During a gathering in Beijing, Trade and Industry Secretary Gregory Domingo also assured Chinese businessmen that the Philippine government would provide qualified Chinese investors with tax exemptions and other incentives.


According to Domingo, China invested nearly 100 million U.S. dollars in the Philippines last year but he added that this is only a small fraction of China's 59 billion U.S. dollars in overseas direct investment. "There is a lot of potential for Chinese investors in the Philippines," he said.


In April 2007, Chinese firm Zhong Xing Telecommunication Equipment Co., Ltd., or ZTE Corp signed a 329 million U.S. dollars contract with the government of former President Gloria Macapagal- Arroyo for the construction of a National Broadband Network (NBN).


Arroyo, however, scrapped the ZTE-NBN contract in October 2007 after alleged irregularities in the deal, involving some of her officials, were exposed in the Philippine Senate. The deal has never been revived.


But the ZTE-NBN scandal has not dented the strong ties between China and the Philippines and their trade relations continued to flourish.


Earlier, the Department of Trade and Industry (DTI) reported that Philippine exports have fully recovered in 2010 from the 2009 slump triggered by the world's worst financial crisis. Export growth last year was the highest recorded in 11 years.


According to the DTI, China was among the top destinations of the country's exports last year.


Data released by the National Statistics Office (NSO) showed that Philippine exports from January to December 2010 reached 51. 39 billion U.S. dollars, an increase of 33.69 percent from the previous year.

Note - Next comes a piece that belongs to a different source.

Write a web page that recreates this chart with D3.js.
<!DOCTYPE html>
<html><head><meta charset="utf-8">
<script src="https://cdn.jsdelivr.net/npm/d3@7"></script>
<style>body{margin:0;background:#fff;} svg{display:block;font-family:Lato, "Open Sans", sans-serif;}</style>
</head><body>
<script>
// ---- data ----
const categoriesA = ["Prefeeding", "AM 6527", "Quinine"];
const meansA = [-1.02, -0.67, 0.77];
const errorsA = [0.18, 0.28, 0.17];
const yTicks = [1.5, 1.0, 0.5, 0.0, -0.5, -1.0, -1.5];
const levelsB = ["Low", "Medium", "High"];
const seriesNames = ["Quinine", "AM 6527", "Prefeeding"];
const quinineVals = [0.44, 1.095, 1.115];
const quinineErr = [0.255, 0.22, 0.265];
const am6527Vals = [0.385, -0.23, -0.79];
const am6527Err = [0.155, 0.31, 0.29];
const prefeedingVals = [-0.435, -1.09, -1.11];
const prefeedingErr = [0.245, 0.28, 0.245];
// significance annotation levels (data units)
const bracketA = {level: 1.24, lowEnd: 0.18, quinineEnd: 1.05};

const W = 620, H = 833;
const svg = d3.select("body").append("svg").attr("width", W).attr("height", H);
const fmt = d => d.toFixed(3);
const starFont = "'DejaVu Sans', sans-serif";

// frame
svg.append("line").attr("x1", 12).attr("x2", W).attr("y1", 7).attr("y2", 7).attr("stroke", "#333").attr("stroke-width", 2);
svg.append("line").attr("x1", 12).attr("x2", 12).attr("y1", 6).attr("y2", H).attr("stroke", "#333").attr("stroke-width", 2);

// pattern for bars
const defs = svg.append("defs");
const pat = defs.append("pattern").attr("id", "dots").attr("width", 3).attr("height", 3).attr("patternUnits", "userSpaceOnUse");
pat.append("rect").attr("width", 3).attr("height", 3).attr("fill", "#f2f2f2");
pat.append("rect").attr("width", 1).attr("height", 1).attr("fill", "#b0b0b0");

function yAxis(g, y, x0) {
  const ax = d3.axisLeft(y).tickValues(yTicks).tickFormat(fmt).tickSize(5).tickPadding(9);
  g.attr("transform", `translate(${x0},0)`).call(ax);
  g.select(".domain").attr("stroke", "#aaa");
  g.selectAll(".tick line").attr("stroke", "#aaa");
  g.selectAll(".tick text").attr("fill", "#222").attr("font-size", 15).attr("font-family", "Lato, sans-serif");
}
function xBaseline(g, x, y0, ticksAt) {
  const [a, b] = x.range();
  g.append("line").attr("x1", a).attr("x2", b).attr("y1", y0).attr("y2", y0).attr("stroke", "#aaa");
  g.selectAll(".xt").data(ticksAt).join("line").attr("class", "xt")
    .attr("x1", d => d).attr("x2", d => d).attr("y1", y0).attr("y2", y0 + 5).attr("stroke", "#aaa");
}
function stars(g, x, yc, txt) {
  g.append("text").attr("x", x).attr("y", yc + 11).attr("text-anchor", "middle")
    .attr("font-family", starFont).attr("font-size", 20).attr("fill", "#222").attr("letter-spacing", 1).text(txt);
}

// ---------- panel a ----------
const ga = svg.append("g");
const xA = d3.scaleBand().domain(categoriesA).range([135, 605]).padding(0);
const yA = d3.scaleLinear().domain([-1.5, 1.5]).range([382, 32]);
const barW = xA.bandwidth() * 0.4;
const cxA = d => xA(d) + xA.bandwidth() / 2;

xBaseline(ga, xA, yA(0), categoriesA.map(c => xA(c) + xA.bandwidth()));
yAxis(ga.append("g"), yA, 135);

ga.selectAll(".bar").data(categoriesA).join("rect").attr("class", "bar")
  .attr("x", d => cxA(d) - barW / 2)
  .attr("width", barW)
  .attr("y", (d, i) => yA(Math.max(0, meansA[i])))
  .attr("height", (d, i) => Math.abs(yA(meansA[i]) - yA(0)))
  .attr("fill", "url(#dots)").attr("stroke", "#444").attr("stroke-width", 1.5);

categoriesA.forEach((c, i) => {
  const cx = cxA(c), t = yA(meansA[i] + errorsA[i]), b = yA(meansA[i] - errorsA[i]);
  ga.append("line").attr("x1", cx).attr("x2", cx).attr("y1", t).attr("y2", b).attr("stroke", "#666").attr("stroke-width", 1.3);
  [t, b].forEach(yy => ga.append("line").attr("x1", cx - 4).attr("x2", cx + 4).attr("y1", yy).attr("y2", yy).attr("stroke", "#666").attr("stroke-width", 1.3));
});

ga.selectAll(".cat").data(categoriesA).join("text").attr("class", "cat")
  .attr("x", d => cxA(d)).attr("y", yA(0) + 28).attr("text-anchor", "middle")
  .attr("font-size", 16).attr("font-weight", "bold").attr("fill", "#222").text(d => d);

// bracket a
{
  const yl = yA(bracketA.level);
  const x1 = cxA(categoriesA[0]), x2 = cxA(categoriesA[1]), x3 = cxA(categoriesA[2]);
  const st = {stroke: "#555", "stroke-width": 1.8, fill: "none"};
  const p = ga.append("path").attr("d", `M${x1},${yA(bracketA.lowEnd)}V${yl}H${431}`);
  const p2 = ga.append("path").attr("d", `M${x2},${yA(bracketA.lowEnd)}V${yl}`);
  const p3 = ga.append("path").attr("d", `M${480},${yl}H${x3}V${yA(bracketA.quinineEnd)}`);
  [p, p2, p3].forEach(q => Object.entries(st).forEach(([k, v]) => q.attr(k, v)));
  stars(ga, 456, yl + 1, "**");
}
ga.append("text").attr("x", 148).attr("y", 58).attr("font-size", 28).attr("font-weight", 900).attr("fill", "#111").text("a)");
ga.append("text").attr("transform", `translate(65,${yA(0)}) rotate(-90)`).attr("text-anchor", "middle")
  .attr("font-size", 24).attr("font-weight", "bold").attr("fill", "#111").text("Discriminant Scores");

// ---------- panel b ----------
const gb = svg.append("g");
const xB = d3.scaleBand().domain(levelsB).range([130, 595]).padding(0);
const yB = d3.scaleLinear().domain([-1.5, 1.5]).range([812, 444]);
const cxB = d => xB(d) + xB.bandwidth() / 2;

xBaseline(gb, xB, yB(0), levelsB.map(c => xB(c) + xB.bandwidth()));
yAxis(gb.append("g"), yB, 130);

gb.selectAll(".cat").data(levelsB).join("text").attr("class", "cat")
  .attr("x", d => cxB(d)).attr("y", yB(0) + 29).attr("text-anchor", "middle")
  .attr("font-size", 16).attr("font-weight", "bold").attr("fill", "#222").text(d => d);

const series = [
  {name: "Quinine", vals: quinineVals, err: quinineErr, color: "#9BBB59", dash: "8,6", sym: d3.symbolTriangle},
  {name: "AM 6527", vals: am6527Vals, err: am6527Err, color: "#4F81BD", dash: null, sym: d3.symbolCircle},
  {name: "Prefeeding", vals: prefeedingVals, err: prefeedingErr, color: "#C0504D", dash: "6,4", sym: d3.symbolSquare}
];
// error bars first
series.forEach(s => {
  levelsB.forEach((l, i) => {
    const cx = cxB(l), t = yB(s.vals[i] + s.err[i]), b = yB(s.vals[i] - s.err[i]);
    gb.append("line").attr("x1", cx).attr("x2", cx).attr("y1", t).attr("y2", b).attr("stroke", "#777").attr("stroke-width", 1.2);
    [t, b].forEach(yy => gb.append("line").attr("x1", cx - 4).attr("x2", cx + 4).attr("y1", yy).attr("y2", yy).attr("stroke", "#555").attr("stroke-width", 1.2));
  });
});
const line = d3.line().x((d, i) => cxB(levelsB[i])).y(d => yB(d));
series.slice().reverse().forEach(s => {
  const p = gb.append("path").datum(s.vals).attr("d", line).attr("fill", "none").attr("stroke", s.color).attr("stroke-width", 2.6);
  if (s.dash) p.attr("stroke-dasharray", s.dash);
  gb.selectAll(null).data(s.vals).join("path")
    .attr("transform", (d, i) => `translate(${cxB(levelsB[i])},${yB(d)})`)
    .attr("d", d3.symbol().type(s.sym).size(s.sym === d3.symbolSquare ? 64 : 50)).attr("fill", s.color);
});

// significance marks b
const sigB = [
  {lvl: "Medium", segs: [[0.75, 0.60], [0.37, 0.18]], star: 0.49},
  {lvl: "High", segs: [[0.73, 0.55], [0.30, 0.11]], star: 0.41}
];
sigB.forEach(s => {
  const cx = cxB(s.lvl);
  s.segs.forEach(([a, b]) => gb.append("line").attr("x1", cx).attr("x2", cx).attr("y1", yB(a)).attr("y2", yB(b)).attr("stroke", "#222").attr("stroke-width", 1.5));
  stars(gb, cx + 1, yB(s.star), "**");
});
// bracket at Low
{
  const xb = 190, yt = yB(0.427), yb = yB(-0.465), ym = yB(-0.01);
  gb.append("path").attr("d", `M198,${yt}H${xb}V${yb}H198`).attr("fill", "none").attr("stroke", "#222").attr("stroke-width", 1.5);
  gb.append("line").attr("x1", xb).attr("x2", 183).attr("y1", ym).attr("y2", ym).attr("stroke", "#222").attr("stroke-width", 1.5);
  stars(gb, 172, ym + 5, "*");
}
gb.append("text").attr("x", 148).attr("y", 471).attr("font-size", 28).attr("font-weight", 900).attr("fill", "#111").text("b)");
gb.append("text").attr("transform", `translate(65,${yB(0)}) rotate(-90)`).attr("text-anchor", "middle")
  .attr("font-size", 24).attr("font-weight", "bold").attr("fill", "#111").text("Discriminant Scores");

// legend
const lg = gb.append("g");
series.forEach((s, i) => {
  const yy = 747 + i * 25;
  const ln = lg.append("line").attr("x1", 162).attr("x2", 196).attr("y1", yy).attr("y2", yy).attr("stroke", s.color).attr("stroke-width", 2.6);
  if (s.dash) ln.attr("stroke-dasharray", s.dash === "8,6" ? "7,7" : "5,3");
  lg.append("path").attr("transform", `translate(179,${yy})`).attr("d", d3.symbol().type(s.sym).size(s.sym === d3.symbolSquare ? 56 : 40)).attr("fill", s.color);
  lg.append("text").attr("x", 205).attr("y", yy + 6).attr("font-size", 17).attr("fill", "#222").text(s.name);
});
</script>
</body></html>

Combined markets of China and the Hong Kong Special Administrative Region accounted for about 19.52 percent of the Philippines' total exports. This was followed by Japan, 15.17 percent; and the United States, 14.70 percent.


Based on data from the DTI's Bureau of Export Trade Promotion, 60 percent of Philippine merchandise exports went to North and Southeast Asia over the past five years. Of these, 23 percent went to China and 20 percent to Japan and South Korea.

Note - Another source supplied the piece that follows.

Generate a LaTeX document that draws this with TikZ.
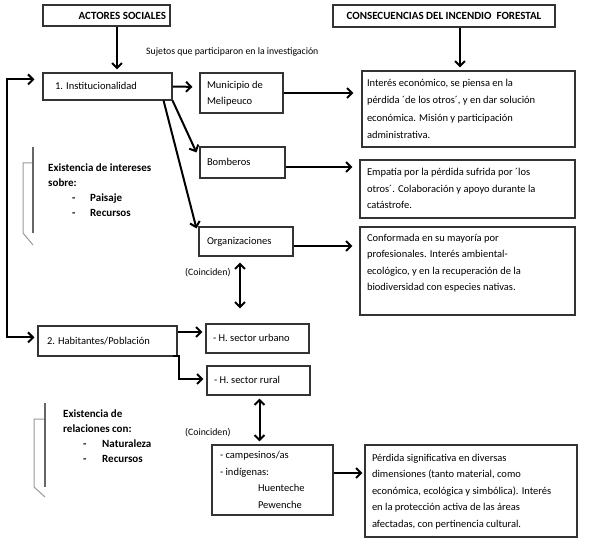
\documentclass[tikz,border=0pt]{standalone}
\usepackage{fontspec}
\setmainfont{Carlito}
\usetikzlibrary{arrows.meta,calc}
\newcommand{\bxtxt}[2]{\makebox[#1][l]{\begin{tabular}{@{}l@{}}#2\end{tabular}}}
\begin{document}
\begin{tikzpicture}[x=1pt,y=-1pt,
  box/.style={draw=black!80, line width=1.1pt, rectangle, inner ysep=0pt,
    font=\fontsize{10.5}{16.5}\selectfont},
  ttl/.style={draw=black!80, line width=1.1pt, rectangle, inner sep=0pt,
    font=\fontsize{11}{13}\selectfont\bfseries},
  arr/.style={line width=2pt, -{Straight Barb[length=5pt,width=10pt]}},
  darr/.style={line width=2pt, {Straight Barb[length=5pt,width=10pt]}-{Straight Barb[length=5pt,width=10pt]}},
  note/.style={inner sep=0pt, font=\fontsize{9.8}{11}\selectfont},
  bnote/.style={inner sep=0pt, anchor=north west, font=\fontsize{11}{15}\selectfont\bfseries},
  brkd/.style={draw=black!60, line width=1.2pt},
  brkl/.style={draw=black!40, line width=1pt}
]
\useasboundingbox (0,0) rectangle (589,545);

% titles
\node[ttl, minimum width=127pt, minimum height=21pt, inner xsep=4pt] (actores) at (106.5,15.5)
  {\makebox[119pt][r]{ACTORES SOCIALES}};
\node[ttl, minimum width=222pt, minimum height=22pt] (consec) at (444,16)
  {CONSECUENCIAS DEL INCENDIO\ \ FORESTAL};

% left column boxes
\node[box, minimum width=129pt, minimum height=27pt, inner xsep=12pt] (inst) at (107.5,86.5)
  {\bxtxt{105pt}{1. Institucionalidad}};
\node[box, minimum width=139pt, minimum height=30pt, inner xsep=9pt] (hab) at (107.5,341)
  {\bxtxt{121pt}{2. Habitantes/Población}};

% middle column
\node[box, minimum width=83pt, minimum height=40pt, inner xsep=7pt] (muni) at (241.5,93)
  {\bxtxt{69pt}{Municipio de\\Melipeuco}};
\node[box, minimum width=85pt, minimum height=31pt, inner xsep=7pt] (bomb) at (242.5,162.5)
  {\bxtxt{71pt}{Bomberos}};
\node[box, minimum width=94pt, minimum height=29pt, inner xsep=8pt] (org) at (246,241.5)
  {\bxtxt{78pt}{Organizaciones}};
\node[box, minimum width=103pt, minimum height=29pt, inner xsep=7pt] (urb) at (257.5,338.5)
  {\bxtxt{89pt}{- H. sector urbano}};
\node[box, minimum width=103pt, minimum height=29pt, inner xsep=7pt] (rur) at (258.5,380.5)
  {\bxtxt{89pt}{- H. sector rural}};
\node[box, minimum width=121pt, minimum height=70pt, inner xsep=8pt] (camp) at (272.5,480)
  {\bxtxt{105pt}{- campesinos/as\\- indígenas:\\\hspace*{38pt}Huenteche\\\hspace*{38pt}Pewenche}};

% right column
\node[box, minimum width=213pt, minimum height=76pt, inner xsep=5pt,
  font=\fontsize{10.5}{17.5}\selectfont] (interes) at (468.5,109)
  {\bxtxt{203pt}{Interés económico, se piensa en la\\pérdida ´de los otros´, y en dar solución\\económica. Misión y participación\\administrativa.}};
\node[box, minimum width=215pt, minimum height=58pt, inner xsep=7pt] (emp) at (467.5,189)
  {\bxtxt{201pt}{Empatía por la pérdida sufrida por ´los\\otros´. Colaboración y apoyo durante la\\catástrofe.}};
\node[box, minimum width=215pt, minimum height=88pt, inner xsep=7pt] (conf) at (467.5,271)
  {\bxtxt{201pt}{Conformada en su mayoría por\\profesionales. Interés ambiental-\\ecológico, y en la recuperación de la\\biodiversidad con especies nativas.\\\mbox{}}};
\node[box, minimum width=212pt, minimum height=92pt, inner xsep=7pt] (perd) at (471,491)
  {\bxtxt{198pt}{Pérdida significativa en diversas\\dimensiones (tanto material, como\\económica, ecológica y simbólica). Interés\\en la protección activa de las áreas\\afectadas, con pertinencia cultural.}};

% notes
\node[note, anchor=west] (sujetos) at (146,52) {Sujetos que participaron en la investigación};
\node[note, anchor=west] (coinc1) at (185,273) {(Coinciden)};
\node[note, anchor=west] (coinc2) at (185,433) {(Coinciden)};

\node[bnote] (intereses) at (48,160.5)
  {\begin{tabular}{@{}l@{}}Existencia de intereses\\sobre:\\\hspace*{24pt}\makebox[18pt][l]{-}Paisaje\\\hspace*{24pt}\makebox[18pt][l]{-}Recursos\end{tabular}};
\node[bnote] (relaciones) at (63,406.5)
  {\begin{tabular}{@{}l@{}}Existencia de\\relaciones con:\\\hspace*{20pt}\makebox[19pt][l]{-}Naturaleza\\\hspace*{20pt}\makebox[19pt][l]{-}Recursos\end{tabular}};

% brackets
\draw[brkl] (33,163) -- (23,163) -- (23,233) -- (33,245);
\draw[brkd] (33,147) -- (33,233);
\draw[brkl] (45,419) -- (34,419) -- (34,487) -- (45,497);
\draw[brkd] (45,403) -- (45,487);

% connectors
\draw[arr, shorten >=3pt] ($(actores.south)+(10.5,0)$) -- ($(inst.north)+(9.5,0)$);
\draw[arr, shorten >=3pt] ($(consec.south)+(16,0)$) -- ($(interes.north)+(-8.5,0)$);
\draw[arr, shorten >=7pt] (inst.east) -- ($(muni.west)+(0,-6)$);
\draw[arr, shorten >=8pt] (muni.east) -- (muni.east -| interes.west);
\draw[arr] (inst.south east) -- ($(bomb.north west)+(-3,6)$);
\draw[arr] ($(inst.south east)+(-9,0)$) -- ($(org.north west)+(-2,2)$);
\draw[arr, shorten >=7pt] ($(bomb.east)+(0,4.5)$) -- ($(emp.west)+(0,-22)$);
\draw[arr, shorten >=7pt] ($(org.east)+(0,4.5)$) -- ($(conf.west)+(0,-25)$);
\draw[darr] ($(org.south)+(-6,6)$) -- ($(urb.north)+(-17.5,-15)$);
\draw[darr] ($(inst.north west)+(-8,7)$) -| ($(hab.north west)+(-30,12)$) -- ($(hab.north west)+(-3,12)$);
\draw[arr] ($(hab.east)+(0,-9)$) -- ($(urb.west)+(-3,-6.5)$);
\draw[arr] ($(hab.south east)+(-5,-1)$) -- ++(6,0) |- ($(rur.west)+(-3,-1.5)$);
\draw[darr] ($(rur.south)+(1,3)$) -- ($(camp.north)+(-13,-3)$);
\draw[arr] ($(camp.east)+(0,-7)$) -- ($(perd.west)+(-2,-18)$);
\end{tikzpicture}
\end{document}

Top exports of the Philippines to China in 2010 were electrical machinery and equipment, mechanical appliances, ores, copper, minerals, plastics, and electronic goods.


China's top exports to the Philippines were electrical machinery and equipment, mechanical appliances, iron and steel, minerals, and clothing accessories.

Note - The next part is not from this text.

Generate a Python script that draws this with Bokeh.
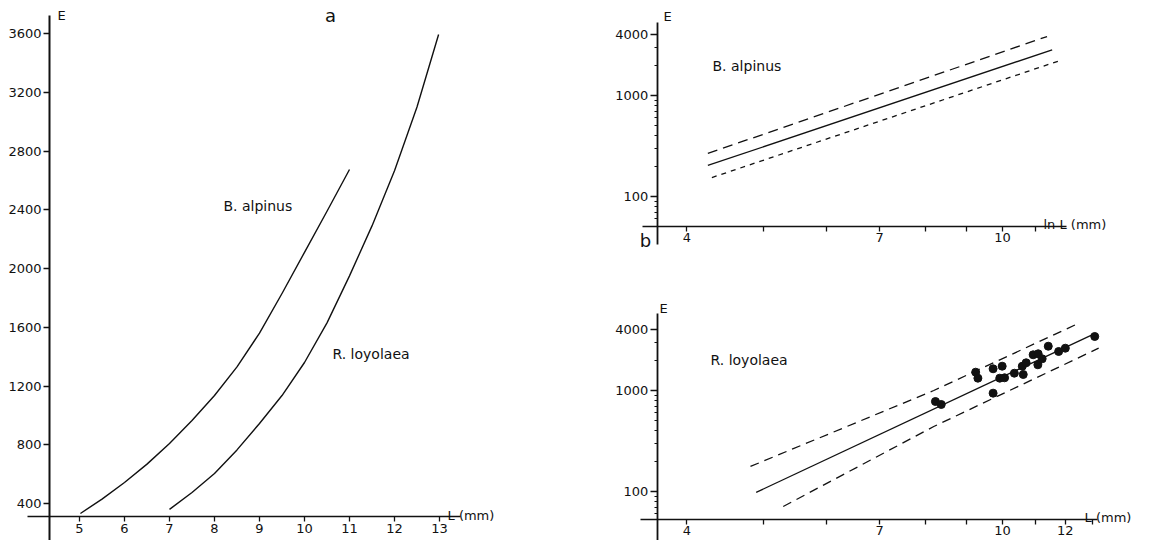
from bokeh.plotting import figure
from bokeh.models import FixedTicker, Label, Range1d
from bokeh.layouts import row, column
from bokeh.embed import file_html
from bokeh.resources import INLINE

# ---------------- data ----------------
# panel a: E vs L (linear)
ba_L = [5.02, 5.5, 6, 6.5, 7, 7.5, 8, 8.5, 9, 9.5, 10, 10.5, 11.0]
ba_E = [332, 430, 543, 668, 808, 965, 1135, 1330, 1560, 1830, 2110, 2390, 2674]
rl_L = [7, 7.5, 8, 8.5, 9, 9.5, 10, 10.5, 11, 11.5, 12, 12.5, 12.98]
rl_E = [360, 475, 604, 765, 945, 1135, 1360, 1630, 1950, 2290, 2665, 3100, 3593]
a_xticks = [5, 6, 7, 8, 9, 10, 11, 12, 13]
a_yticks = [400, 800, 1200, 1600, 2000, 2400, 2800, 3200, 3600]

# panel b top: B. alpinus log-log regression with limits
bt_fit_L = [4.25, 11.55]
bt_fit_E = [203, 2834]
bt_up_L = [4.25, 11.38]
bt_up_E = [267, 3837]
bt_lo_L = [4.30, 11.89]
bt_lo_E = [154, 2255]

# panel b bottom: R. loyolaea log-log regression, limits and observations
bb_fit_L = [4.89, 12.97]
bb_fit_E = [98, 3560]
bb_up_L = [4.81, 8.19, 12.48]
bb_up_E = [177, 1000, 4637]
bb_lo_L = [5.29, 8.19, 13.22]
bb_lo_E = [71, 440, 2623]
obs_L = [8.23, 8.37, 9.25, 9.31, 9.73, 9.99, 9.73, 9.92, 10.06, 10.35, 10.62,
         10.59, 10.71, 10.93, 11.09, 11.08, 11.22, 11.42, 11.77, 12.00, 13.07]
obs_E = [778, 727, 1518, 1324, 1640, 1740, 941, 1324, 1336, 1483, 1440,
         1740, 1881, 2257, 2309, 1797, 2060, 2745, 2433, 2623, 3425]

top_xticks = [4, 5, 6, 7, 8, 9, 10, 11]
top_xlabels = {4: "4", 7: "7", 10: "10"}
bot_xticks = [4, 5, 6, 7, 8, 9, 10, 11, 12, 13]
bot_xlabels = {4: "4", 7: "7", 10: "10", 12: "12"}
log_yticks = [100, 1000, 4000]
log_ylabels = {100: "100", 1000: "1000", 4000: "4000"}
log_yminor = [60, 70, 80, 90, 200, 300, 400, 500, 600, 700, 800, 900, 2000, 3000]

FONT = "DejaVu Sans"
INK = "#111111"


def make_fig(w, h, xr, yr, xtype="linear", ytype="linear"):
    p = figure(width=w, height=h, x_range=Range1d(*xr), y_range=Range1d(*yr),
               x_axis_type=xtype, y_axis_type=ytype, output_backend="svg",
               toolbar_location=None, min_border=0)
    p.min_border_left = p.min_border_right = 0
    p.min_border_top = p.min_border_bottom = 0
    p.outline_line_color = None
    p.grid.visible = False
    p.background_fill_color = "white"
    p.border_fill_color = "white"
    return p


def style_axis(ax, loc, bounds, ticks, labels=None, minor=None, tick_out=5, width=1.5):
    ax.fixed_location = loc
    ax.bounds = bounds
    ax.ticker = FixedTicker(ticks=ticks, minor_ticks=minor or [])
    if labels is not None:
        ax.major_label_overrides = {t: labels.get(t, "") for t in ticks}
    ax.axis_line_color = INK
    ax.axis_line_width = width
    ax.major_tick_line_color = INK
    ax.major_tick_line_width = 1.3
    ax.major_tick_out = tick_out
    ax.major_tick_in = 0
    ax.minor_tick_line_color = INK
    ax.minor_tick_out = 3
    ax.minor_tick_in = 0
    ax.major_label_text_font = FONT
    ax.major_label_text_font_size = "13px"
    ax.major_label_text_color = INK
    ax.major_label_standoff = 2


def add_label(p, x, y, text, size="13px", align="left", baseline="middle"):
    p.add_layout(Label(x=x, y=y, text=text, text_font=FONT, text_font_size=size,
                       text_color=INK, text_align=align, text_baseline=baseline))


# ---------------- panel a ----------------
pa = make_fig(560, 540, (3.2444, 15.6889), (148.1, 3824.7))
style_axis(pa.yaxis[0], 4.3333, (148.1, 3722.6), a_yticks,
           {t: str(t) for t in a_yticks}, tick_out=6, width=2)
style_axis(pa.xaxis[0], 311.5, (3.8444, 13.467), a_xticks,
           {t: str(t) for t in a_xticks}, tick_out=5, width=1.5)
pa.line(ba_L, ba_E, line_color=INK, line_width=1.4, line_join="round")
pa.line(rl_L, rl_E, line_color=INK, line_width=1.4, line_join="round")
add_label(pa, 4.60, 3722.5, "E", align="center")
add_label(pa, 10.578, 3722.5, "a", size="18px", align="center")
add_label(pa, 8.2, 2428.9, "B. alpinus", size="14px")
add_label(pa, 10.622, 1414.5, "R. loyolaea", size="14px")
add_label(pa, 13.178, 318.3, "L (mm)", baseline="alphabetic")

# ---------------- panel b top ----------------
pt = make_fig(592, 270, (2.7706, 15.457), (18.5, 8722), "log", "log")
style_axis(pt.yaxis[0], 3.67, (33.5, 5283), log_yticks, log_ylabels,
           minor=log_yminor, tick_out=7, width=1.8)
style_axis(pt.xaxis[0], 50.47, (3.516, 12.04), top_xticks, top_xlabels,
           tick_out=5, width=1.5)
pt.line(bt_fit_L, bt_fit_E, line_color=INK, line_width=1.3)
pt.line(bt_up_L, bt_up_E, line_color=INK, line_width=1.3, line_dash="10 6")
pt.line(bt_lo_L, bt_lo_E, line_color=INK, line_width=1.3, line_dash="5 5")
add_label(pt, 3.780, 6057, "E", align="center")
add_label(pt, 4.308, 1937, "B. alpinus", size="14px")
add_label(pt, 11.262, 52.8, "ln L (mm)", baseline="alphabetic")
add_label(pt, 3.545, 36.7, "b", size="18px", align="center")

# ---------------- panel b bottom ----------------
pb = make_fig(592, 270, (2.7706, 15.457), (32.7, 15424), "log", "log")
style_axis(pb.yaxis[0], 3.67, (32.7, 5786), log_yticks, log_ylabels,
           minor=log_yminor, tick_out=7, width=1.8)
style_axis(pb.xaxis[0], 52.8, (3.496, 13.17), bot_xticks, bot_xlabels,
           tick_out=5, width=1.5)
pb.line(bb_fit_L, bb_fit_E, line_color=INK, line_width=1.3)
pb.line(bb_up_L, bb_up_E, line_color=INK, line_width=1.3, line_dash="9 6")
pb.line(bb_lo_L, bb_lo_E, line_color=INK, line_width=1.3, line_dash="9 6")
pb.scatter(obs_L, obs_E, size=8, color=INK)
add_label(pb, 3.737, 6485, "E", align="center")
add_label(pb, 4.283, 1982, "R. loyolaea", size="14px")
add_label(pb, 12.69, 55.3, "L (mm)", baseline="alphabetic")

layout = row(pa, column(pt, pb))
open("out.html", "w").write(file_html(layout, INLINE))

Domingo said that the strong showing in 2010 of the country's merchandise exports exceeded everyone's expectations.


"The challenge now is to build on the strengths of the current export business in the next three years to level up our export performance and double up three years after by seizing opportunities for the country's agribusiness and resource-based products," Domingo said.


Philippine exports are also expected to further gain impetus after the launching early last year of the China-ASEAN Free Trade Area. The Philippines is a founding member of the Association of Southeast Asian Nations, which has now ten members.


The China-ASEAN Free Trade Area is the world's largest free trade zone, covering 1.9 billion people and boasting a production value of 6 trillion U.S. dollars and a trade volume of 4.5 trillion U.S. dollars.


As tariff and non-tariff barriers between China and ASEAN are gradually removed, and as trade in goods and services and investment markets opened to each another, China and ASEAN countries have experienced a continuous increase in mutual trade and direct investment.


Philippine Ambassador to Bejing Francisco Benedicto has earlier called on Philippine firms to sell more agricultural products, processed food and minerals to China, saying this sector comprises less than five percent of China's imports from the Philippines.


Benedicto also encouraged Chinese companies to visit the Philippines to explore investment opportunities and to increase interaction between the private sectors of both sides.